Catching up with Cosmoscow. Art Dependence Magazine
In just a matter of days, Cosmoscow art fair will take off once again in the Russian capital. Artdependence Magazine had a chance to ask several of the fair’s participants to share their expectations for the upcoming event, and to offer readers a sneak peek preview of what’s to come. Four gallerists from different countries talked with us about their local art scenes, the current trends they observe in contemporary art, and how they survive and succeed in the current art market.
Olga Temnikova, Temnikova & Kasela gallery (ESTONIA)
Ardependence Magazine: Tell us about your gallery: when and how it was opened, how it evolved, what are your gallery’s mission and plans?
Olga Temnikova: Temnikova & Kasela gallery was established in 2010 by gallerist and dealer Olga Temnikova and cultural promoter Indrek Kasela. It functions as one of the few commercial galleries in Estonia, representing local artists both locally and internationally. The gallery space, located in the center of Tallinn, also serves as a platform for introducing artists and projects from abroad. Through its local and international activity, the gallery aims to address the conditions in which it operates, contextualizing both its own practice as well as its place within a wider art world.

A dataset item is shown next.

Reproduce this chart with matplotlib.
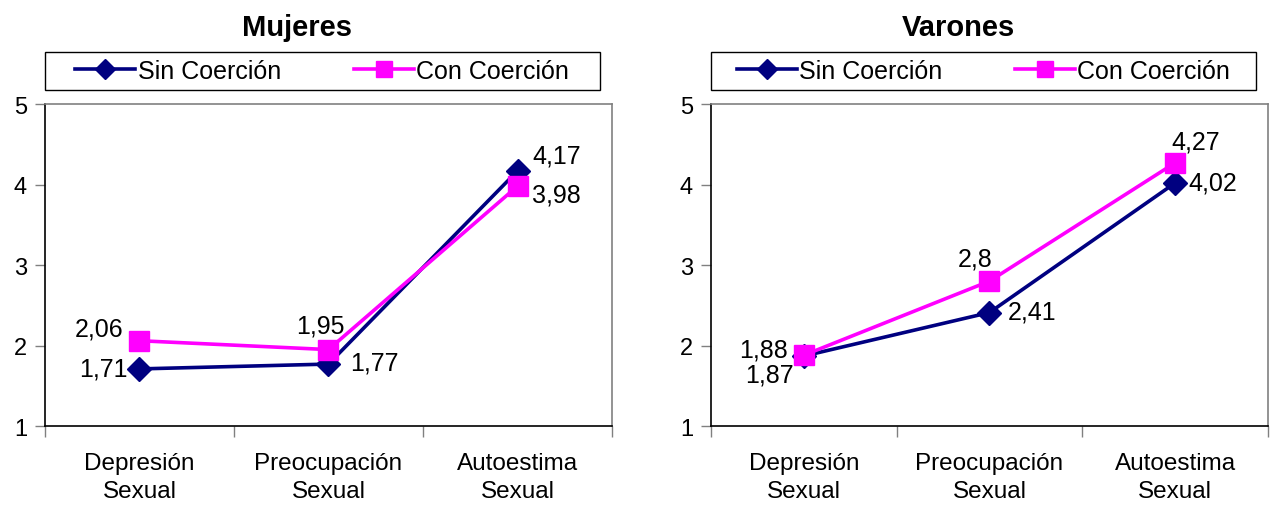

AD: What are you going to show at Cosmoscow? What are your expectations?
OT: We will show three artists – Finnish-German artist Mikko Hintz, Estonian Photographer Sigrid Viir and a painter Merike Estna. The last two will be presented in Moscow for the first time, although Merike Estna is already represented in several Russian collections. We are expecting to present an amazing stand and are hoping to engage in dialogue with local institutions, collectors and colleagues. Cosmoscow has always been a great fair for us on every level, so expectations are rather high.
AD: What do you think about the international art market, and your local art market? What are the tendencies and how does your gallery fit into the world’s art scene?
OT: The Estonian art market is a developing one – there are some amazing people we truly enjoy having around, and patrons have been really inspiring. In addition, Estonia recently became a part of international philanthropist organization Outset. The international market for an emerging gallery like ours still feels like combination of numerous local markets… some stronger, some weaker, in one way or the other. If we talk tendencies, then I’d say that art world is becoming more and more experience driven: collectors do not just want to own the artworks, they want to go deeper, they want to be a part of creation by supporting the production of large pieces, or maybe just help museums to collect they want to help education, they want to share it with their children. I’d agree with opinion makers who argue that contemporary art is going through the stage rock music was going through in late 60s and 70s – contemporary art has never been so popular, museums have never received these huge amounts of visitors, there have never been so many galleries, artists and collectors and it is fun, but it’s also a great challenge to be a part of it. By saying this I mean that we surely feel as though we are a part of it, we are for sure one of the 80% of galleries that make 20% of sales, but it is not about the money, we are not in hurry to convert it into hard cash. Rather, we are interested in having a program one can be proud of, a program which makes sense in Tallinn in the 21st Century. The goal is to keep on transforming Tallinn into a destination for artists and writers we admire and to not forget to have fun all along.